# The request
The listing below is to be output in its exact form.

# Data excerpt
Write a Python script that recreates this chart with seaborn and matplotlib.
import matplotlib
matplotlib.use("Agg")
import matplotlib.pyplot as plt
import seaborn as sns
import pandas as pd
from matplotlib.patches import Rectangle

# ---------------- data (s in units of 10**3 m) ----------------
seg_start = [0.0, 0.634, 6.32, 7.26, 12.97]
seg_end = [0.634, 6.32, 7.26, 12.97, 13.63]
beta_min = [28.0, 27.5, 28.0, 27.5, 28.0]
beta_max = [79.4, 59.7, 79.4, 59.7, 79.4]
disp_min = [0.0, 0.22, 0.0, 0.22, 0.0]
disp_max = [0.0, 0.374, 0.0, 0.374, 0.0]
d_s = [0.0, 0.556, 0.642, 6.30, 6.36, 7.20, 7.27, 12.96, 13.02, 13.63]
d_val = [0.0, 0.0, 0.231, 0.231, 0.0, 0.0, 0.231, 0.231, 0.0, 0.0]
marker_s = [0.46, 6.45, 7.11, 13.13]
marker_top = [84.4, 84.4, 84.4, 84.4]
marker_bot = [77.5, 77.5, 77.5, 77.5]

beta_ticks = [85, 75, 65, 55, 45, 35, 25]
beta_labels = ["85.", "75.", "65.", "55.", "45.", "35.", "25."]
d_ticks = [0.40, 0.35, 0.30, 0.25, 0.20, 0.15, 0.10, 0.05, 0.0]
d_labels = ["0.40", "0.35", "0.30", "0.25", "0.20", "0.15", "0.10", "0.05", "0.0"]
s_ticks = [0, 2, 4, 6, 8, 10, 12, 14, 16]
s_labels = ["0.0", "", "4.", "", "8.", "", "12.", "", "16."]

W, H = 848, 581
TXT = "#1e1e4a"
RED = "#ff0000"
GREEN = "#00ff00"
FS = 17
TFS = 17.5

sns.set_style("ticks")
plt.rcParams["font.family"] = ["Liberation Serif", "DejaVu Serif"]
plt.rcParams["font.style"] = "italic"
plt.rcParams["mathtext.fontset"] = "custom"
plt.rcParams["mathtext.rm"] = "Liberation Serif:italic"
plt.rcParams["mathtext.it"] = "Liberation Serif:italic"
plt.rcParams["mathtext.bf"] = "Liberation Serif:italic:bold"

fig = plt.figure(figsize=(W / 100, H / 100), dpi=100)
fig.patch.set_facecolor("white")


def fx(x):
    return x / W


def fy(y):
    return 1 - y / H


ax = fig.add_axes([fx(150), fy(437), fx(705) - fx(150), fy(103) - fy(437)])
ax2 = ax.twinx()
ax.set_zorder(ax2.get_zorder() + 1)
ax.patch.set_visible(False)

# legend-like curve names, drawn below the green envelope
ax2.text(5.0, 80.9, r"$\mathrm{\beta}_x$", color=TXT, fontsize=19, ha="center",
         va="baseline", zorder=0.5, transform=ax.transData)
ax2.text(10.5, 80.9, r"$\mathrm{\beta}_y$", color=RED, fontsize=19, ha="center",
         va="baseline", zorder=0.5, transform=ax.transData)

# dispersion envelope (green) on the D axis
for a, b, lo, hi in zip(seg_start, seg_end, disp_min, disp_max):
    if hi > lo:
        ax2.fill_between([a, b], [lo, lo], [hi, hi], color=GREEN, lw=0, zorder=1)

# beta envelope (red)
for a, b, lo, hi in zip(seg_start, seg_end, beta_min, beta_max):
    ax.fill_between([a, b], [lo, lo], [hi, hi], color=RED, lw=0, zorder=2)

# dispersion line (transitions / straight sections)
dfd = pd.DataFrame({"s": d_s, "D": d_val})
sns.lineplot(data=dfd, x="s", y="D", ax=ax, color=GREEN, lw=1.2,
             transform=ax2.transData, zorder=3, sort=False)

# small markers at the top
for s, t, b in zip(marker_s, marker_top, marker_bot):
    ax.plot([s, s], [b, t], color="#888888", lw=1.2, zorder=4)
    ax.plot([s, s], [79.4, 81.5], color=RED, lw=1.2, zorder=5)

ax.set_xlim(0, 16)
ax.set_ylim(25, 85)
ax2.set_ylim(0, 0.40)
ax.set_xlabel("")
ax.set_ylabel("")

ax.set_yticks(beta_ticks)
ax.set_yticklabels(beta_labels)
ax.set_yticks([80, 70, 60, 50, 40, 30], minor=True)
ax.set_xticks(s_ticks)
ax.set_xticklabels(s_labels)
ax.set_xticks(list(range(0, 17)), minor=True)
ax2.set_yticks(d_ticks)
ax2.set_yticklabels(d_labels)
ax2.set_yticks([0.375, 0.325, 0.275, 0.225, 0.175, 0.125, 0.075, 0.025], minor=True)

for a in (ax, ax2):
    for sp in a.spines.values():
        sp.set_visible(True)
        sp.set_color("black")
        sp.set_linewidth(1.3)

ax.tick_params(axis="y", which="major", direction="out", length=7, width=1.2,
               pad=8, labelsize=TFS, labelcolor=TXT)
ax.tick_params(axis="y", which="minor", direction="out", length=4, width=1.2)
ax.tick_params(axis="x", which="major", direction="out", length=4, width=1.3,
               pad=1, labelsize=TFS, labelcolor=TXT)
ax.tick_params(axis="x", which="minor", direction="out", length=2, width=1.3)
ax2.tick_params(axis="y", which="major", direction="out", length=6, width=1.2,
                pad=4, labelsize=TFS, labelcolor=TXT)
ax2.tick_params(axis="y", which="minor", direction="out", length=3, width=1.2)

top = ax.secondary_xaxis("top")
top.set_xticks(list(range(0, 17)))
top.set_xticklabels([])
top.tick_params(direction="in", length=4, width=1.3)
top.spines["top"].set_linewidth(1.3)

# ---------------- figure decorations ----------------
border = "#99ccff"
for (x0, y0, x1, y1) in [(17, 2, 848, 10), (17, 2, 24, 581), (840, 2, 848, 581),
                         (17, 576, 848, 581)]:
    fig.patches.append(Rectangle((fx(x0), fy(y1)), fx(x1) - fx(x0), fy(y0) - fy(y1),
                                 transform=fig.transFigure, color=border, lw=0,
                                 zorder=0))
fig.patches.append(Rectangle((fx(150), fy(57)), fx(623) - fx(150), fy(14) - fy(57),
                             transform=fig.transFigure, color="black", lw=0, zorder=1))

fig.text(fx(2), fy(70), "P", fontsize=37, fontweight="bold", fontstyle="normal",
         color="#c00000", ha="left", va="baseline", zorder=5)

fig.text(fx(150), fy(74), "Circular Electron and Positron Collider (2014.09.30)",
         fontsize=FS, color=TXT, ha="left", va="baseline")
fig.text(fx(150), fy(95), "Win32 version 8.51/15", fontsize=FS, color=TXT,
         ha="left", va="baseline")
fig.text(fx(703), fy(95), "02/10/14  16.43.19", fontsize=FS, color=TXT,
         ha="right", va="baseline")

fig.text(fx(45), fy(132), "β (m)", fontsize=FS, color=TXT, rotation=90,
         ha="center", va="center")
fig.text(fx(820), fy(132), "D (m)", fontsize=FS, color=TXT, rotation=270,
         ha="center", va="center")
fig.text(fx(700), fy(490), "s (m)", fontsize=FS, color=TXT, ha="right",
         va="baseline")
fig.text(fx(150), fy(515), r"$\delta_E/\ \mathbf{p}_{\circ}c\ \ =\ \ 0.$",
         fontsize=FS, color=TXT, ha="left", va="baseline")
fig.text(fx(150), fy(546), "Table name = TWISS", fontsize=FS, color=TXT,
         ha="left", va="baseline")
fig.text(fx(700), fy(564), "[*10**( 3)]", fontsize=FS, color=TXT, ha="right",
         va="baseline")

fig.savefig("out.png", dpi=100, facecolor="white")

# Solution to this task
Write a Python script that recreates this chart with seaborn and matplotlib.
import matplotlib
matplotlib.use("Agg")
import matplotlib.pyplot as plt
import seaborn as sns
import pandas as pd
from matplotlib.patches import Rectangle

# ---------------- data (s in units of 10**3 m) ----------------
seg_start = [0.0, 0.634, 6.32, 7.26, 12.97]
seg_end = [0.634, 6.32, 7.26, 12.97, 13.63]
beta_min = [28.0, 27.5, 28.0, 27.5, 28.0]
beta_max = [79.4, 59.7, 79.4, 59.7, 79.4]
disp_min = [0.0, 0.22, 0.0, 0.22, 0.0]
disp_max = [0.0, 0.374, 0.0, 0.374, 0.0]
d_s = [0.0, 0.556, 0.642, 6.30, 6.36, 7.20, 7.27, 12.96, 13.02, 13.63]
d_val = [0.0, 0.0, 0.231, 0.231, 0.0, 0.0, 0.231, 0.231, 0.0, 0.0]
marker_s = [0.46, 6.45, 7.11, 13.13]
marker_top = [84.4, 84.4, 84.4, 84.4]
marker_bot = [77.5, 77.5, 77.5, 77.5]

beta_ticks = [85, 75, 65, 55, 45, 35, 25]
beta_labels = ["85.", "75.", "65.", "55.", "45.", "35.", "25."]
d_ticks = [0.40, 0.35, 0.30, 0.25, 0.20, 0.15, 0.10, 0.05, 0.0]
d_labels = ["0.40", "0.35", "0.30", "0.25", "0.20", "0.15", "0.10", "0.05", "0.0"]
s_ticks = [0, 2, 4, 6, 8, 10, 12, 14, 16]
s_labels = ["0.0", "", "4.", "", "8.", "", "12.", "", "16."]

W, H = 848, 581
TXT = "#1e1e4a"
RED = "#ff0000"
GREEN = "#00ff00"
FS = 17
TFS = 17.5

sns.set_style("ticks")
plt.rcParams["font.family"] = ["Liberation Serif", "DejaVu Serif"]
plt.rcParams["font.style"] = "italic"
plt.rcParams["mathtext.fontset"] = "custom"
plt.rcParams["mathtext.rm"] = "Liberation Serif:italic"
plt.rcParams["mathtext.it"] = "Liberation Serif:italic"
plt.rcParams["mathtext.bf"] = "Liberation Serif:italic:bold"

fig = plt.figure(figsize=(W / 100, H / 100), dpi=100)
fig.patch.set_facecolor("white")


def fx(x):
    return x / W


def fy(y):
    return 1 - y / H


ax = fig.add_axes([fx(150), fy(437), fx(705) - fx(150), fy(103) - fy(437)])
ax2 = ax.twinx()
ax.set_zorder(ax2.get_zorder() + 1)
ax.patch.set_visible(False)

# legend-like curve names, drawn below the green envelope
ax2.text(5.0, 80.9, r"$\mathrm{\beta}_x$", color=TXT, fontsize=19, ha="center",
         va="baseline", zorder=0.5, transform=ax.transData)
ax2.text(10.5, 80.9, r"$\mathrm{\beta}_y$", color=RED, fontsize=19, ha="center",
         va="baseline", zorder=0.5, transform=ax.transData)

# dispersion envelope (green) on the D axis
for a, b, lo, hi in zip(seg_start, seg_end, disp_min, disp_max):
    if hi > lo:
        ax2.fill_between([a, b], [lo, lo], [hi, hi], color=GREEN, lw=0, zorder=1)

# beta envelope (red)
for a, b, lo, hi in zip(seg_start, seg_end, beta_min, beta_max):
    ax.fill_between([a, b], [lo, lo], [hi, hi], color=RED, lw=0, zorder=2)

# dispersion line (transitions / straight sections)
dfd = pd.DataFrame({"s": d_s, "D": d_val})
sns.lineplot(data=dfd, x="s", y="D", ax=ax, color=GREEN, lw=1.2,
             transform=ax2.transData, zorder=3, sort=False)

# small markers at the top
for s, t, b in zip(marker_s, marker_top, marker_bot):
    ax.plot([s, s], [b, t], color="#888888", lw=1.2, zorder=4)
    ax.plot([s, s], [79.4, 81.5], color=RED, lw=1.2, zorder=5)

ax.set_xlim(0, 16)
ax.set_ylim(25, 85)
ax2.set_ylim(0, 0.40)
ax.set_xlabel("")
ax.set_ylabel("")

ax.set_yticks(beta_ticks)
ax.set_yticklabels(beta_labels)
ax.set_yticks([80, 70, 60, 50, 40, 30], minor=True)
ax.set_xticks(s_ticks)
ax.set_xticklabels(s_labels)
ax.set_xticks(list(range(0, 17)), minor=True)
ax2.set_yticks(d_ticks)
ax2.set_yticklabels(d_labels)
ax2.set_yticks([0.375, 0.325, 0.275, 0.225, 0.175, 0.125, 0.075, 0.025], minor=True)

for a in (ax, ax2):
    for sp in a.spines.values():
        sp.set_visible(True)
        sp.set_color("black")
        sp.set_linewidth(1.3)

ax.tick_params(axis="y", which="major", direction="out", length=7, width=1.2,
               pad=8, labelsize=TFS, labelcolor=TXT)
ax.tick_params(axis="y", which="minor", direction="out", length=4, width=1.2)
ax.tick_params(axis="x", which="major", direction="out", length=4, width=1.3,
               pad=1, labelsize=TFS, labelcolor=TXT)
ax.tick_params(axis="x", which="minor", direction="out", length=2, width=1.3)
ax2.tick_params(axis="y", which="major", direction="out", length=6, width=1.2,
                pad=4, labelsize=TFS, labelcolor=TXT)
ax2.tick_params(axis="y", which="minor", direction="out", length=3, width=1.2)

top = ax.secondary_xaxis("top")
top.set_xticks(list(range(0, 17)))
top.set_xticklabels([])
top.tick_params(direction="in", length=4, width=1.3)
top.spines["top"].set_linewidth(1.3)

# ---------------- figure decorations ----------------
border = "#99ccff"
for (x0, y0, x1, y1) in [(17, 2, 848, 10), (17, 2, 24, 581), (840, 2, 848, 581),
                         (17, 576, 848, 581)]:
    fig.patches.append(Rectangle((fx(x0), fy(y1)), fx(x1) - fx(x0), fy(y0) - fy(y1),
                                 transform=fig.transFigure, color=border, lw=0,
                                 zorder=0))
fig.patches.append(Rectangle((fx(150), fy(57)), fx(623) - fx(150), fy(14) - fy(57),
                             transform=fig.transFigure, color="black", lw=0, zorder=1))

fig.text(fx(2), fy(70), "P", fontsize=37, fontweight="bold", fontstyle="normal",
         color="#c00000", ha="left", va="baseline", zorder=5)

fig.text(fx(150), fy(74), "Circular Electron and Positron Collider (2014.09.30)",
         fontsize=FS, color=TXT, ha="left", va="baseline")
fig.text(fx(150), fy(95), "Win32 version 8.51/15", fontsize=FS, color=TXT,
         ha="left", va="baseline")
fig.text(fx(703), fy(95), "02/10/14  16.43.19", fontsize=FS, color=TXT,
         ha="right", va="baseline")

fig.text(fx(45), fy(132), "β (m)", fontsize=FS, color=TXT, rotation=90,
         ha="center", va="center")
fig.text(fx(820), fy(132), "D (m)", fontsize=FS, color=TXT, rotation=270,
         ha="center", va="center")
fig.text(fx(700), fy(490), "s (m)", fontsize=FS, color=TXT, ha="right",
         va="baseline")
fig.text(fx(150), fy(515), r"$\delta_E/\ \mathbf{p}_{\circ}c\ \ =\ \ 0.$",
         fontsize=FS, color=TXT, ha="left", va="baseline")
fig.text(fx(150), fy(546), "Table name = TWISS", fontsize=FS, color=TXT,
         ha="left", va="baseline")
fig.text(fx(700), fy(564), "[*10**( 3)]", fontsize=FS, color=TXT, ha="right",
         va="baseline")

fig.savefig("out.png", dpi=100, facecolor="white")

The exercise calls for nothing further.